It was too similar an assignment, since Celtic fell two goals behind and had to rescue the outcome. A similar turn of events is required on Wednesday, since Celtic lost the first leg 2-0 to the team from Kazakhstan, but it will have dismayed Neil Lennon that some of his fringe players did not take the opportunity to impress.
Instead, his team relied on "the stalwarts, Mulgrew, Brown, Ledley and Matthews". Two of them scored the goals, but concerns mounted, too. Beyond an injury to Beram Kayal, the performances of Amido Balde and Virgil Van Dijk were a concern, although both are still adjusting to new surroundings.
"It was a mixed bag," Lennon said. "I was really disappointed with the first half, but really pleased with the character we showed in the second. If players are going to come into the team they have to perform. I don't want to be dropping points willy nilly like last season."
Inverness were sprightly and bold enough at times. Terry Butcher lamented a missed opportunity, but his side are still unbeaten and top of the table and he celebrated at the final whistle. "It's wonderful," he grinned. "We're just keeping it going."
There was relief first for Inverness. The game was never a chore for them, since it was played at such an obliging pace. Even so, they were careless in allowing Celtic to build a move down the right that saw Kayal hit a crossfield pass to Tony Watt. David Raven ought to have cut the ball out, but it ran between his legs to Watt, who then shot meekly from a good position into the arms of Dean Brill, the Inverness goalkeeper.
Inverness survived their lackadaisical moment. That alone ought to have been valuable, but within minutes the escape was even more worthwhile. It initially appeared innocuous when Aaron Doran collected the ball 20 yards out and towards the left corner of the penalty area, but the Inverness midfielder curled a shot beyond the reach of Fraser Forster and it hit the inside of the post on its way into the net.

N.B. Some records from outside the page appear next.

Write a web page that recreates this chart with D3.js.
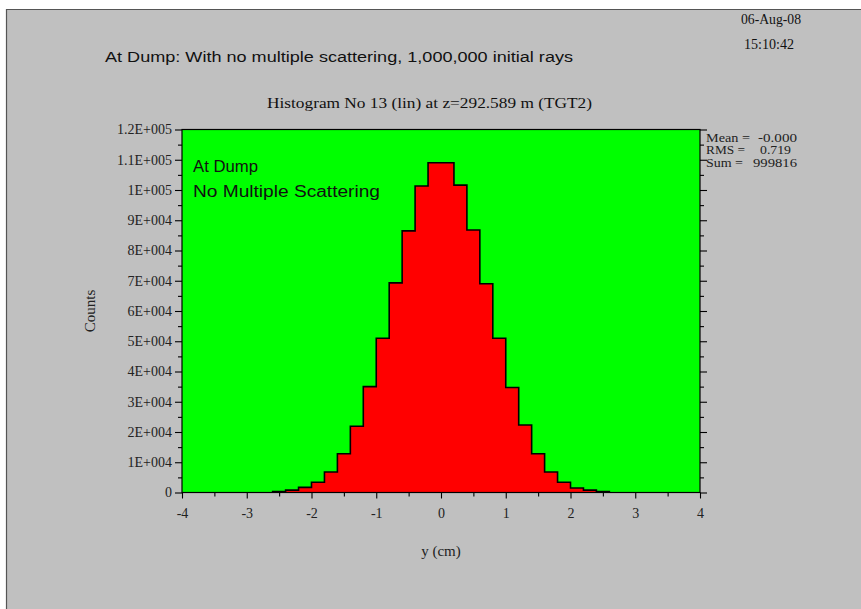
<!DOCTYPE html>
<html>
<head>
<meta charset="utf-8">
<script src="https://cdn.jsdelivr.net/npm/d3@7"></script>
<style>
  html, body { margin: 0; padding: 0; background: #ffffff; }
  svg { display: block; }
</style>
</head>
<body>
<svg id="chart" width="861" height="609"></svg>
<script>
// Histogram bins: left edges (cm) and counts per 0.2 cm bin
const binWidth = 0.2;
const binLeft = [
  -4.0, -3.8, -3.6, -3.4, -3.2, -3.0, -2.8, -2.6, -2.4, -2.2,
  -2.0, -1.8, -1.6, -1.4, -1.2, -1.0, -0.8, -0.6, -0.4, -0.2,
   0.0,  0.2,  0.4,  0.6,  0.8,  1.0,  1.2,  1.4,  1.6,  1.8,
   2.0,  2.2,  2.4,  2.6,  2.8,  3.0,  3.2,  3.4,  3.6,  3.8
];
const counts = [
  0, 0, 0, 0, 0, 0, 0, 350, 800, 1700,
  3400, 6800, 12800, 21900, 35000, 51000, 69300, 86500, 101300, 109000,
  109000, 101600, 86800, 69000, 51000, 34700, 22300, 12800, 6800, 3400,
  1500, 800, 350, 0, 0, 0, 0, 0, 0, 0
];

// Axis ticks and labels
const xTicks = [-4, -3, -2, -1, 0, 1, 2, 3, 4];
const xTickLabels = ["-4", "-3", "-2", "-1", "0", "1", "2", "3", "4"];
const xMinorTicks = [-3.5, -2.5, -1.5, -0.5, 0.5, 1.5, 2.5, 3.5];
const yTicks = [0, 10000, 20000, 30000, 40000, 50000, 60000, 70000, 80000, 90000, 100000, 110000, 120000];
const yTickLabels = ["0", "1E+004", "2E+004", "3E+004", "4E+004", "5E+004", "6E+004",
                     "7E+004", "8E+004", "9E+004", "1E+005", "1.1E+005", "1.2E+005"];
const yMinorTicks = [5000, 15000, 25000, 35000, 45000, 55000, 65000, 75000, 85000, 95000, 105000, 115000];

// Statistics box
const statNames = ["Mean =", "RMS =", "Sum ="];
const statValues = ["-0.000", "0.719", "999816"];

const svg = d3.select("#chart");
const serif = "'Liberation Serif', 'Times New Roman', serif";
const sans = "'Liberation Sans', Arial, sans-serif";

// Panel background
svg.append("rect").attr("x", 6).attr("y", 9).attr("width", 861 - 6).attr("height", 609 - 9)
  .attr("fill", "#c0c0c0");
svg.append("path").attr("d", "M6.5,609 V9.5 H861")
  .attr("fill", "none").attr("stroke", "#555").attr("stroke-width", 1.2);

// Plot area
const plot = { left: 182, right: 700, top: 129.5, bottom: 492.5 };
const x = d3.scaleLinear().domain([-4, 4]).range([plot.left, plot.right]);
const y = d3.scaleLinear().domain([0, 120000]).range([plot.bottom, plot.top]);

svg.append("rect")
  .attr("x", plot.left).attr("y", plot.top)
  .attr("width", plot.right - plot.left).attr("height", plot.bottom - plot.top)
  .attr("fill", "#00ff00");

// Histogram as a filled step shape
const bins = binLeft.map((b, i) => ({ x0: b, x1: b + binWidth, n: counts[i] }));
const filled = bins.filter(d => d.n > 0);
const stepPts = [];
filled.forEach(d => { stepPts.push([x(d.x0), y(d.n)]); stepPts.push([x(d.x1), y(d.n)]); });
const first = filled[0], last = filled[filled.length - 1];
const areaPts = [[x(first.x0), y(0)], ...stepPts, [x(last.x1), y(0)]];

svg.append("path")
  .attr("d", d3.line()(areaPts) + "Z")
  .attr("fill", "#ff0000").attr("stroke", "none");
svg.append("path")
  .attr("d", d3.line()(areaPts))
  .attr("fill", "none").attr("stroke", "#000").attr("stroke-width", 1.6)
  .attr("stroke-linejoin", "miter");

// Plot frame
svg.append("rect")
  .attr("x", plot.left).attr("y", plot.top)
  .attr("width", plot.right - plot.left).attr("height", plot.bottom - plot.top)
  .attr("fill", "none").attr("stroke", "#000").attr("stroke-width", 1.2);

function styleAxis(g) {
  g.select(".domain").remove();
  g.selectAll(".tick line").attr("stroke", "#000").attr("stroke-width", 1.1);
  g.selectAll(".tick text").attr("fill", "#222").attr("font-family", serif).attr("font-size", 14);
}

// Left axis with labels
svg.append("g").attr("transform", `translate(${plot.left},0)`)
  .call(d3.axisLeft(y).tickValues(yTicks).tickSize(7).tickPadding(3)
    .tickFormat((d, i) => yTickLabels[i]))
  .call(styleAxis);
svg.append("g").attr("transform", `translate(${plot.left},0)`)
  .call(d3.axisLeft(y).tickValues(yMinorTicks).tickSize(4).tickFormat(""))
  .call(styleAxis);

// Right axis, ticks only
svg.append("g").attr("transform", `translate(${plot.right},0)`)
  .call(d3.axisRight(y).tickValues(yTicks).tickSize(7).tickFormat(""))
  .call(styleAxis);
svg.append("g").attr("transform", `translate(${plot.right},0)`)
  .call(d3.axisRight(y).tickValues(yMinorTicks).tickSize(4).tickFormat(""))
  .call(styleAxis);

// Bottom axis
svg.append("g").attr("transform", `translate(0,${plot.bottom})`)
  .call(d3.axisBottom(x).tickValues(xTicks).tickSize(6).tickPadding(10)
    .tickFormat((d, i) => xTickLabels[i]))
  .call(styleAxis);
svg.append("g").attr("transform", `translate(0,${plot.bottom})`)
  .call(d3.axisBottom(x).tickValues(xMinorTicks).tickSize(4).tickFormat(""))
  .call(styleAxis);

// Text helper: place text, optionally stretched to a given width
function label(txt, px, py, font, size, width, anchor) {
  const t = svg.append("text")
    .attr("x", px).attr("y", py)
    .attr("font-family", font).attr("font-size", size)
    .attr("fill", "#111")
    .attr("text-anchor", anchor || "start")
    .text(txt);
  if (width) t.attr("textLength", width).attr("lengthAdjust", "spacingAndGlyphs");
  return t;
}

// Axis titles
label("y (cm)", x(0), 556, serif, 15, null, "middle").attr("fill", "#222");
svg.append("text")
  .attr("transform", `translate(95,${(plot.top + plot.bottom) / 2}) rotate(-90)`)
  .attr("text-anchor", "middle")
  .attr("font-family", serif).attr("font-size", 15).attr("fill", "#222")
  .text("Counts");

// Headings
label("At Dump: With no multiple scattering, 1,000,000 initial rays", 105, 62, sans, 15.5, 468);
label("Histogram No 13 (lin) at z=292.589 m (TGT2)", 267, 108, serif, 14, 325);
label("06-Aug-08", 741, 24, serif, 14, 60);
label("15:10:42", 744, 49, serif, 14, 50);

// In-plot annotation
label("At Dump", 193, 172, sans, 16, 65);
label("No Multiple Scattering", 193, 197, sans, 16, 187);

// Statistics block: name and value on each line
const statNameWidth = [44, 39, 37];
const statValueStart = [758, 760, 753];
const statValueWidth = [39, 31, 44];
statNames.forEach((s, i) => {
  const yy = 142 + i * 12.3;
  label(s, 706, yy, serif, 12.5, statNameWidth[i]).attr("fill", "#222");
  label(statValues[i], statValueStart[i], yy, serif, 12.5, statValueWidth[i]).attr("fill", "#222");
});
</script>
</body>
</html>
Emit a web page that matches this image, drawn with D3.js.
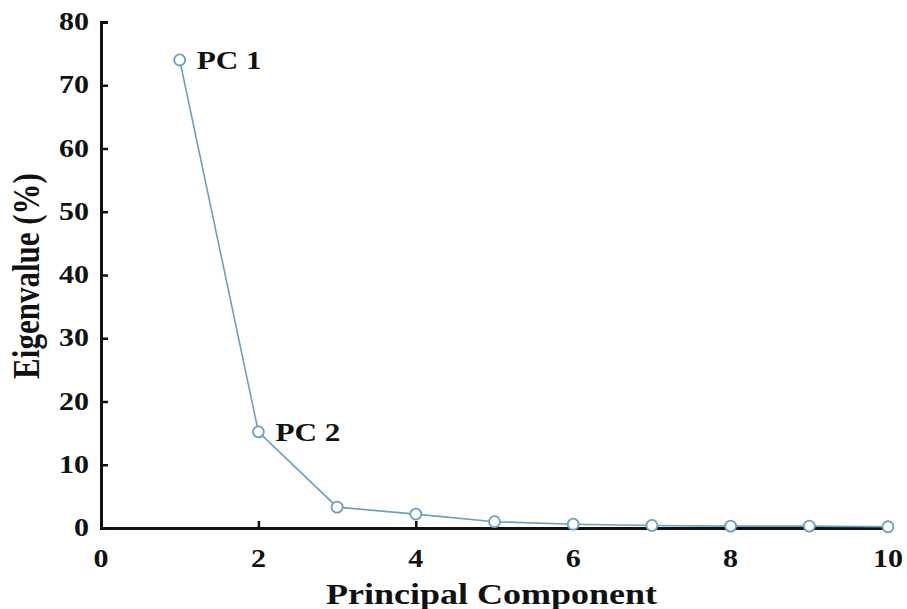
<!DOCTYPE html>
<html>
<head>
<meta charset="utf-8">
<script src="https://cdn.jsdelivr.net/npm/d3@7"></script>
<style>
  body { margin: 0; background: #fff; }
  text { font-family: "Liberation Serif", "DejaVu Serif", serif; font-weight: bold; fill: #111; }
</style>
</head>
<body>
<svg id="chart" width="907" height="609"></svg>
<script>
// scree plot data
const components = [1, 2, 3, 4, 5, 6, 7, 8, 9, 10];
const eigenvalues = [74, 15.2, 3.3, 2.2, 1.0, 0.6, 0.4, 0.3, 0.3, 0.2];
const xTicks = [0, 2, 4, 6, 8, 10];
const yTicks = [0, 10, 20, 30, 40, 50, 60, 70, 80];
const pointLabels = [{ idx: 0, text: "PC 1" }, { idx: 1, text: "PC 2" }];

const svg = d3.select("#chart");
const stretch = 1.2; // source picture is horizontally stretched

const x = d3.scaleLinear().domain([0, 10]).range([101, 888]);
const y = d3.scaleLinear().domain([0, 80]).range([528, 22]);

// text helper with horizontal stretch around anchor
function label(tx, ty, str, size, anchor, rot) {
    return svg.append("text")
        .attr("transform", `translate(${tx},${ty}) scale(${stretch},1)` + (rot ? ` rotate(${rot})` : ""))
        .attr("text-anchor", anchor)
        .attr("font-size", size)
        .text(str);
}

// axes
const xAxis = svg.append("g").attr("transform", `translate(0,${y(0)})`)
    .call(d3.axisBottom(x).tickValues(xTicks).tickSize(-7).tickFormat(""));
const yAxis = svg.append("g").attr("transform", `translate(${x(0)},0)`)
    .call(d3.axisLeft(y).tickValues(yTicks).tickSize(-7).tickFormat(""));
[xAxis, yAxis].forEach(g => {
    g.select(".domain").attr("stroke", "#111").attr("stroke-width", 3);
    g.selectAll(".tick line").attr("stroke", "#111").attr("stroke-width", 2.5);
});

xTicks.forEach(t => label(x(t), 567, t, 25, "middle"));
yTicks.forEach(t => label(89, y(t) + 8, t, 25, "end"));

label(x(5) - 3, 604, "Principal Component", 30, "middle");
label(39, y(40) + 1, "Eigenvalue (%)", 31, "middle", -90);

// line + markers
const line = d3.line().x((d, i) => x(components[i])).y(d => y(d));
svg.append("path").datum(eigenvalues)
    .attr("d", line)
    .attr("fill", "none")
    .attr("stroke", "#6a9fbf")
    .attr("stroke-width", 1.6);

svg.selectAll("circle.pt").data(eigenvalues).enter().append("circle")
    .attr("class", "pt")
    .attr("cx", (d, i) => x(components[i]))
    .attr("cy", d => y(d))
    .attr("r", 5.5)
    .attr("fill", "#fff")
    .attr("stroke", "#6a9fbf")
    .attr("stroke-width", 1.8);

pointLabels.forEach(p => {
    label(x(components[p.idx]) + 17, y(eigenvalues[p.idx]) + 9, p.text, 26, "start");
});
</script>
</body>
</html>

Celtic looked fretful and one-paced. Losing Kayal to injury was not a significant hindrance, since Celtic were able to replace him with Joe Ledley. A run and shot by Watt, then Efe Ambrose's header, briefly stirred the home crowd, but the occasion could not be roused. A second Inverness goal only dulled the mood of the majority of the stadium.
Emilio Izaguirre failed to clear Josh Meekings' long throw, and Billy McKay attempted an acrobatic volley that skewed the ball across goal. Richie Foran was able to stoop forward to head it into the net at the back post, though, leaving Celtic aghast.
Frustration spread, and the home fans griped noisily when Forster only ambled to retrieve the ball at a goal kick. There might have been a sense of outrage at half-time, but it was thwarted by a timely intervention. Moments before the interval, the ball was worked out to Izaguirre on the left, and his cross was converted by Charlie Mulgrew, whose shot wrong-footed Brill.
Celtic were complicit in their difficulties. Their play lacked intensity and urgency, even when they were obliged to chase the game. Balde headed just over from Watt's cross, but otherwise laboured to make an impact.
Inverness showed quicker wits, and Doran raced upfield after reaching the ball ahead of Van Dijk, who ought to have commanded the situation given his physical advantage. The Celtic defender tracked him, and appeared to then clumsily bundle into Doran's back, knocking him over, but no penalty was awarded, much to the fury of Maurice Malpas, the Inverness assistant manager. "Aaron is adamant it was a penalty," Butcher said. "But if he'd shot he could have killed the game off. He could have squared it to Billy McKay."
The Inverness management team must have figured that a third goal was still required. They understood that there would still be dangers to overcome. Scott Brown provided the impetus, pushing a clever pass inside Graeme Shinnie for Adam Matthews to collect. The Welshman then turned back outside Shinnie before rifling a shot beyond Brill. Mikael Lustig might have scored before the end, but headed wide at the far post. "It's a point gained," Lennon said, which was a measure of the ask his players set themselves.